PUBLIC INFORMASTION DIVISION	JULY 13TH 1956
HEADQUARTERS STRATEGIC AIR COMMAND	#6-37EP
OFFUTT AIR FORCE BASE NEBRASKA

HQ SAC OMAH NEBR—Major General Frank A Armstrong Jr USAF was awarded an oak leaf cluster to the Distinguished Service Medal Tuesday at Strategic Air Command Headquarters Offutt Air Force Base Nebraska by SAC commander in chief General Curtis E Lemay for outstanding service in a position of exceedingly great responsibility.

The citation accompanying the award said that from May 1951 to July 1956 the superior leadership operational imagination and foresight displayed by General Armstrong as Commander of the 6th Air Division and Second Air Force were vitally significant contributions to the security of the United States Air Force reflecting great credit upon himself his country and the United States Air Force.

Silver Star citation August 1942

For extraordinary achievement in action while leading his group in an attack during daylight August 17, 1942 on the marshalling yard at Rouen-Sotteville France. This was the first daylight heavy bombardment mission against enemy opposition to be flown by the United States Army Air Force in the European Theater of operations. In spite of heavy anti-aircraft fire and fighter plane resistance the bombing of the objective was of the highest order of accuracy. The successful accomplishment of this mission without loss of life or plane reflects the highest degree of credit upon Colonel Armstrong and his military service.

British Distinguished Flying Cross citation July 17, 1943

For service on August 17, 1942 when he led an attack on Rouen France the first daylight raid attack by US forces from the United kingdom which was completed successfully without loss of life or Aircraft.

Oak leaf cluster to Distinguished Flying Cross October 1942

For extraordinary heroism and superior leadership in action over enemy occupied territory in Continental Europe during the period of August 17, 1942 to September 6, 1942. As commanding officer of the 97th Bombardment group colonel Armstrong personally led a total of six bombardment missions against the enemy with a loss of but one aircraft from his group. During these missions his group destroyed six enemy planes. Colonel Armstrong was largely responsible for the success of six missions of vital importance, by the specific act of leading his group in the air on repeated missions during the above period of his own volition, and by his display of tactical skill in controlling his formation so that heavy losses were avoided in spite of concentrated attacks by enemy fighters, and by his resourcefulness and flying leadership in the face of danger.
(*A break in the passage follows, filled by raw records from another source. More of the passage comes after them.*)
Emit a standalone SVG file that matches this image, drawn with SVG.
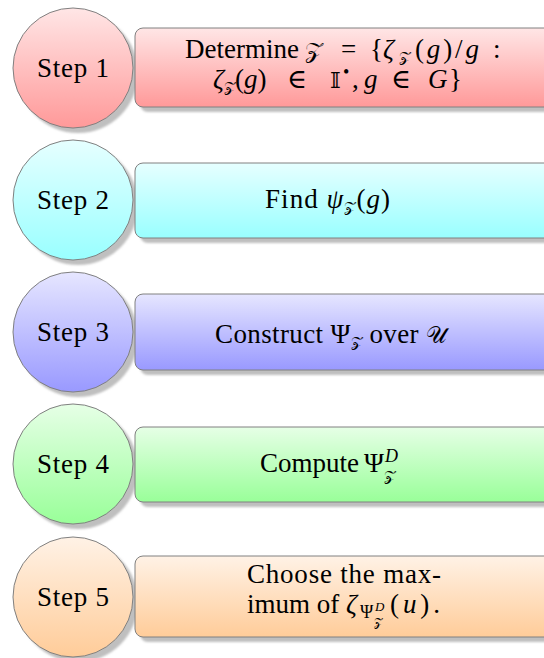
<svg xmlns="http://www.w3.org/2000/svg" width="544" height="658" viewBox="0 0 544 658">
<style>
.t{font-family:"Liberation Serif","DejaVu Serif",serif;font-size:27px;fill:#000}
.i{font-style:italic}
.m{font-family:"DejaVu Serif","DejaVu Sans","Liberation Serif",serif;font-style:normal;font-size:23px}
.sub{font-size:18px}
.msub{font-family:"DejaVu Serif","DejaVu Sans","Liberation Serif",serif;font-style:normal;font-size:15px}
.ss{font-size:13px}
.mss{font-family:"DejaVu Serif","DejaVu Sans","Liberation Serif",serif;font-style:normal;font-size:11px}
.sh{fill:#bfbfbf}
.node{stroke:#808080;stroke-width:1}
</style>
<defs>
<linearGradient id="gr" x1="0" y1="0" x2="0" y2="1"><stop offset="0" stop-color="#ffe6e6"/><stop offset="1" stop-color="#ff9999"/></linearGradient>
<linearGradient id="gc" x1="0" y1="0" x2="0" y2="1"><stop offset="0" stop-color="#e6ffff"/><stop offset="1" stop-color="#99ffff"/></linearGradient>
<linearGradient id="gb" x1="0" y1="0" x2="0" y2="1"><stop offset="0" stop-color="#e6e6ff"/><stop offset="1" stop-color="#9999ff"/></linearGradient>
<linearGradient id="gg" x1="0" y1="0" x2="0" y2="1"><stop offset="0" stop-color="#e6ffe6"/><stop offset="1" stop-color="#99ff99"/></linearGradient>
<linearGradient id="go" x1="0" y1="0" x2="0" y2="1"><stop offset="0" stop-color="#fff2e6"/><stop offset="1" stop-color="#ffcc99"/></linearGradient>
<filter id="blur" x="-10%" y="-10%" width="120%" height="120%"><feGaussianBlur stdDeviation="1"/></filter>
</defs>
<g id="connectors"></g>

<g id="step1">
<circle class="sh" cx="78" cy="73" r="60" filter="url(#blur)"/>
<circle class="node" cx="73" cy="68" r="60" fill="url(#gr)"/>
<text class="t" x="73" y="77" text-anchor="middle" textLength="72">Step 1</text>
</g>
<g id="box1">
<rect class="sh" x="140" y="33" width="420" height="79" rx="8" filter="url(#blur)"/>
<rect class="node" x="135" y="28" width="420" height="79" rx="8" fill="url(#gr)"/>
<text class="t" x="185" y="58">Determine</text>
<text class="t m" x="305" y="58">𝒵</text>
<text class="t" x="341" y="58">=</text>
<text class="t" x="370" y="58">{</text>
<text class="t i" x="383" y="58">ζ</text>
<text class="t msub" x="399" y="62">𝒵</text>
<text class="t" x="415" y="58" textLength="64">(<tspan class="i">g</tspan>)/<tspan class="i">g</tspan></text>
<text class="t" x="493" y="58">:</text>
<text class="t" x="213" y="88"><tspan class="i">ζ</tspan><tspan class="msub" dy="4">𝒵</tspan><tspan dy="-4">(</tspan><tspan class="i">g</tspan>)</text>
<text class="t" x="287" y="88">∈</text>
<text class="t m" x="330" y="88">𝕀</text>
<text class="t sub" x="343" y="78">•</text>
<text class="t" x="352" y="88">,</text>
<text class="t i" x="364" y="88">g</text>
<text class="t" x="391" y="88">∈</text>
<text class="t i" x="428" y="88">G</text>
<text class="t" x="449" y="88">}</text>
</g>

<g id="step2">
<circle class="sh" cx="78" cy="205" r="60" filter="url(#blur)"/>
<circle class="node" cx="73" cy="200" r="60" fill="url(#gc)"/>
<text class="t" x="73" y="209" text-anchor="middle" textLength="72">Step 2</text>
</g>
<g id="box2">
<rect class="sh" x="140" y="168" width="420" height="75" rx="8" filter="url(#blur)"/>
<rect class="node" x="135" y="163" width="420" height="75" rx="8" fill="url(#gc)"/>
<text class="t" x="265" y="208" textLength="125">Find <tspan class="i">ψ</tspan><tspan class="msub" dy="4">𝒵</tspan><tspan dy="-4">(</tspan><tspan class="i">g</tspan>)</text>
</g>

<g id="step3">
<circle class="sh" cx="78" cy="337" r="60" filter="url(#blur)"/>
<circle class="node" cx="73" cy="332" r="60" fill="url(#gb)"/>
<text class="t" x="73" y="341" text-anchor="middle" textLength="72">Step 3</text>
</g>
<g id="box3">
<rect class="sh" x="140" y="299" width="420" height="76" rx="8" filter="url(#blur)"/>
<rect class="node" x="135" y="294" width="420" height="76" rx="8" fill="url(#gb)"/>
<text class="t" x="215" y="343" textLength="232">Construct Ψ<tspan class="msub" dy="4">𝒵</tspan><tspan dy="-4"> over </tspan><tspan class="m">𝒰</tspan></text>
</g>

<g id="step4">
<circle class="sh" cx="78" cy="469" r="60" filter="url(#blur)"/>
<circle class="node" cx="73" cy="464" r="60" fill="url(#gg)"/>
<text class="t" x="73" y="473" text-anchor="middle" textLength="72">Step 4</text>
</g>
<g id="box4">
<rect class="sh" x="140" y="432" width="420" height="75" rx="8" filter="url(#blur)"/>
<rect class="node" x="135" y="427" width="420" height="75" rx="8" fill="url(#gg)"/>
<text class="t" x="260" y="472">Compute</text>
<text class="t" x="364" y="472">Ψ</text>
<text class="t i sub" x="385" y="462">D</text>
<text class="t msub" x="384" y="481">𝒵</text>
</g>

<g id="step5">
<circle class="sh" cx="78" cy="602" r="60" filter="url(#blur)"/>
<circle class="node" cx="73" cy="597" r="60" fill="url(#go)"/>
<text class="t" x="73" y="606" text-anchor="middle" textLength="72">Step 5</text>
</g>
<g id="box5">
<rect class="sh" x="140" y="561" width="420" height="81" rx="8" filter="url(#blur)"/>
<rect class="node" x="135" y="556" width="420" height="81" rx="8" fill="url(#go)"/>
<text class="t" x="247" y="583" textLength="194">Choose the max-</text>
<text class="t" x="247" y="613">imum of</text>
<text class="t i" x="346" y="613">ζ</text>
<text class="t sub" x="360" y="618">Ψ</text>
<text class="t i ss" x="375" y="611">D</text>
<text class="t mss" x="374" y="626">𝒵</text>
<text class="t" x="390" y="613" textLength="50">(<tspan class="i">u</tspan>).</text>
</g>
</svg>
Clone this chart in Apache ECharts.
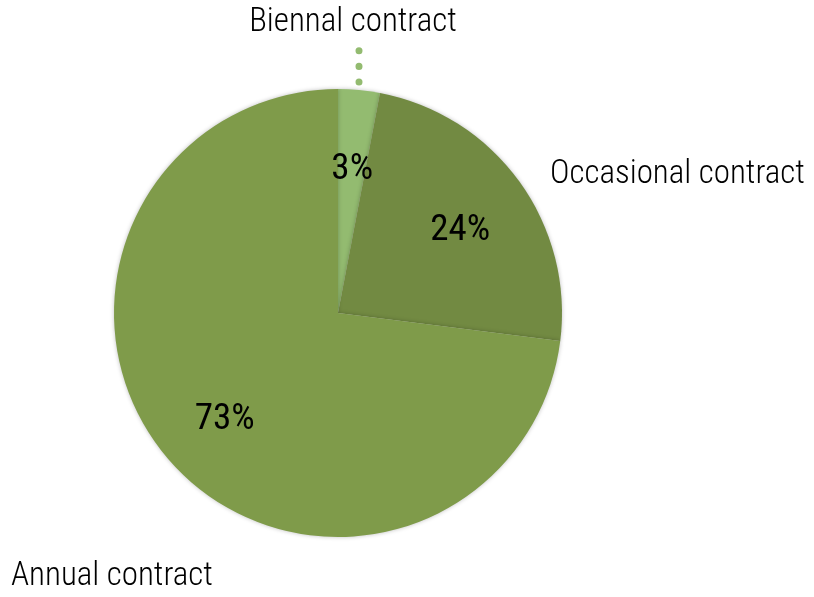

Second Oak leaf cluster to the Distinguished Flying Cross April 1943

The citation recognized Frank A. Armstrong for his role in reorganizing a heavy bombardment group and preparing its crews and equipment for operations. It also credited him with contributing to the development of high-altitude daylight precision bombing missions against targets in enemy territory during World War II. Armstrong personally led several bombing missions against heavily defended objectives in Europe while sustaining limited aircraft losses. The citation further stated that his leadership and service were regarded as an inspiration to his personnel and reflected credit upon the United States Armed Forces.

Air Medal January 1943

For extraordinary meritorious achievement while serving as a pilot of a B17 airplane on five Aerial combat missions over enemy occupied Continental Europe 17 August 19 August 20 August 21 August and 24 August 1942. The Courage and skill displayed by colonel Armstrong upon these occasions reflect highest credit upon himself and the armed forces of the United States.

==Legacy ==

His papers (including correspondence, memoirs, reports, flight records, flight log, and speeches) were donated to the East Carolina Manuscript Collection in Joyner Library at East Carolina University.